SheTO tracks promotions, leadership transitions, and event engagement, but Gupta emphasizes that impact goes deeper. “One member had left the tech industry due to bias,” she says. “After engaging with our community through events and mentorship, she returned with stronger confidence, ready to lead again.”
Building Connection That Feels Personal
Even with global growth, SheTO stays grounded in four principles: authentic, intimate, relevant, and impactful. “We review every single application because relevance matters,” Gupta says. “We want to make sure the conversations happening within SheTO are meaningful and valuable.”
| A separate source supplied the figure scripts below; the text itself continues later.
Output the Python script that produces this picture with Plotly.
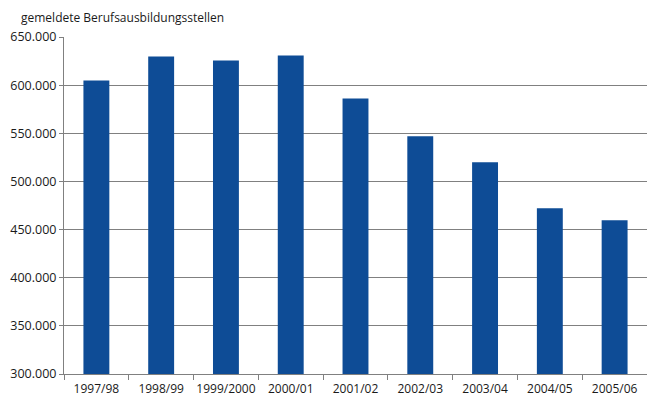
import plotly.graph_objects as go

# Reported training positions per training year
years = ["1997/98", "1998/99", "1999/2000", "2000/01", "2001/02",
         "2002/03", "2003/04", "2004/05", "2005/06"]
stellen = [604900, 629800, 625600, 630800, 586200,
           546900, 520000, 472100, 459600]

y_ticks = [300000, 350000, 400000, 450000, 500000, 550000, 600000, 650000]

FONT = "Open Sans"
BAR = "#0E4C96"
GRID = "#808080"

fig = go.Figure(
    go.Bar(
        x=years,
        y=stellen,
        marker=dict(color=BAR, line=dict(width=0)),
        hoverinfo="x+y",
    )
)

fig.update_layout(
    width=647,
    height=397,
    margin=dict(l=64, r=0, t=37, b=23),
    paper_bgcolor="white",
    plot_bgcolor="white",
    bargap=0.6,
    showlegend=False,
    separators=",.",
    font=dict(family=FONT, size=12, color="#1a1a1a"),
    annotations=[
        dict(
            text="gemeldete Berufsausbildungsstellen",
            xref="paper", yref="paper",
            x=0, y=1,
            xanchor="left", yanchor="middle",
            xshift=-45, yshift=20,
            showarrow=False,
            font=dict(family=FONT, size=12, color="#1a1a1a"),
        )
    ],
)

fig.update_xaxes(
    type="category",
    tickson="boundaries",
    ticks="outside",
    ticklen=5,
    tickcolor=GRID,
    tickangle=0,
    ticklabelstandoff=4,
    automargin=False,
    showline=True,
    linecolor=GRID,
    linewidth=1,
    showgrid=False,
    tickfont=dict(family=FONT, size=12),
    fixedrange=True,
)

fig.update_yaxes(
    range=[300000, 650000],
    tickvals=y_ticks,
    tickformat=",d",
    ticks="outside",
    ticklen=4,
    tickcolor=GRID,
    automargin=False,
    showline=True,
    linecolor=GRID,
    linewidth=1,
    showgrid=True,
    gridcolor=GRID,
    gridwidth=1,
    zeroline=False,
    tickfont=dict(family=FONT, size=12.5),
    fixedrange=True,
)

fig.write_html("out.html")
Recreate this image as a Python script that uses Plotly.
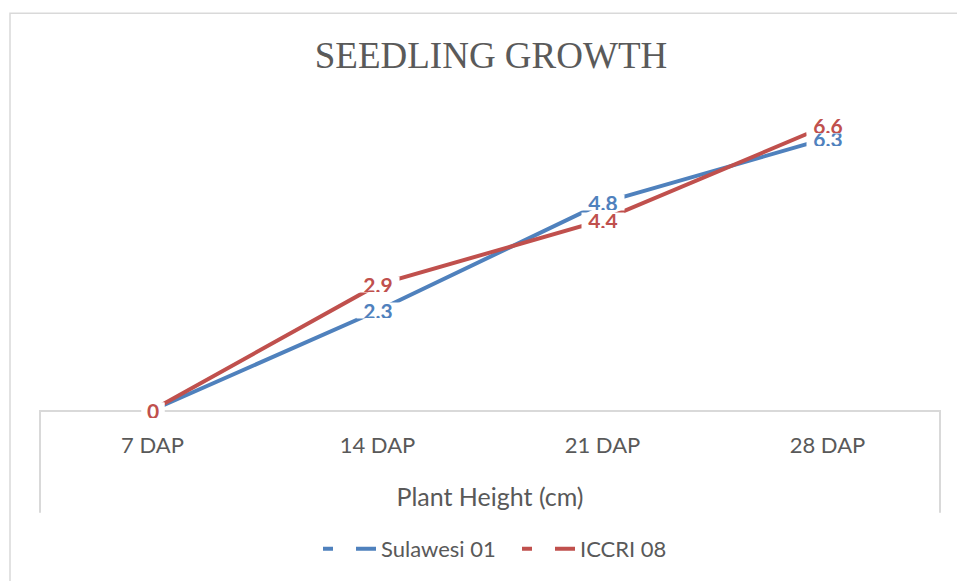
import plotly.graph_objects as go

categories = ["7 DAP", "14 DAP", "21 DAP", "28 DAP"]
sulawesi = [0, 2.3, 4.8, 6.3]
iccri = [0, 2.9, 4.4, 6.6]
series_names = ["Sulawesi 01", "ICCRI 08"]
colors = ["#4F81BD", "#C0504D"]
x_title = "Plant Height (cm)"
chart_title = "SEEDLING GROWTH"

W, H = 957, 581
L, R, T, B = 40, 17, 108, 170
ph = H - T - B
pw = W - L - R

fig = go.Figure()
for name, vals, col in zip(series_names, [sulawesi, iccri], colors):
    fig.add_trace(go.Scatter(x=categories, y=vals, mode="lines", name=name,
                             line=dict(color=col, width=4), showlegend=False,
                             hoverinfo="skip"))
# legend entries (dashed symbols as in reference)
for name, col in zip(series_names, colors):
    fig.add_trace(go.Scatter(x=[None], y=[None], mode="lines", name=name,
                             line=dict(color=col, width=4, dash="10px,23px,20px"),
                             showlegend=True))

annotations = []
for vals, col in zip([sulawesi, iccri], colors):
    for c, v in zip(categories, vals):
        annotations.append(dict(x=c, y=v, xref="x", yref="y", text=f"<b>{v:g}</b>",
                                showarrow=False, bgcolor="white", borderpad=0, height=15,
                                width=42 if v else 22,
                                font=dict(family="Lato", size=21, color=col)))

fig.update_layout(
    width=W, height=H,
    margin=dict(l=L, r=R, t=T, b=B),
    paper_bgcolor="white", plot_bgcolor="white",
    title=dict(text=chart_title, x=491 / W, xanchor="center", y=1 - 55 / H, yanchor="middle",
               font=dict(family="Liberation Serif", size=37, color="#5a5a5a")),
    xaxis=dict(type="category", range=[-0.5, 3.5], showline=True, linecolor="#d9d9d9",
               linewidth=2, showgrid=False, zeroline=False, ticks="",
               ticklabelstandoff=15,
               tickfont=dict(family="Lato", size=22, color="#595959"),
               title=dict(text=x_title, standoff=31,
                          font=dict(family="Lato", size=25, color="#595959"))),
    yaxis=dict(range=[0, 7], visible=False, showgrid=False, zeroline=False),
    legend=dict(orientation="h", x=(517 - L) / pw, xanchor="center",
                y=-(549 - (T + ph)) / ph, yanchor="middle", itemwidth=53,
                entrywidth=131,
                font=dict(family="Lato", size=22, color="#595959")),
    annotations=annotations,
    shapes=[
        dict(type="line", xref="paper", yref="paper", x0=0, x1=0, y0=0, y1=-(514 - 411) / ph,
             line=dict(color="#d9d9d9", width=2)),
        dict(type="line", xref="paper", yref="paper", x0=1, x1=1, y0=0, y1=-(514 - 411) / ph,
             line=dict(color="#d9d9d9", width=2)),
        dict(type="rect", xref="paper", yref="paper", x0=(10 - L) / pw, x1=(970 - L) / pw,
             y0=-(600 - 411) / ph, y1=(411 - 13) / ph, line=dict(color="#d9d9d9", width=1.5)),
    ],
)

fig.write_html("out.html", config={"displayModeBar": False},
               post_script="document.body.style.margin='0';")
SheTO hosts local meetups, executive peer groups, and its annual Ignite Summit. “Women crave real, live connections and intimate conversations,” Gupta explains. “Our community succeeds because it helps women see what’s possible when they support one another.”
Looking Ahead: A New Kind of Leadership
By 2035, Gupta wants women to hold at least 20% of executive roles in engineering. “It’s ambitious, but progress is possible when we work together,” she says. After all, as she says, “You cannot be what you cannot see, and that is exactly why SheTO exists.”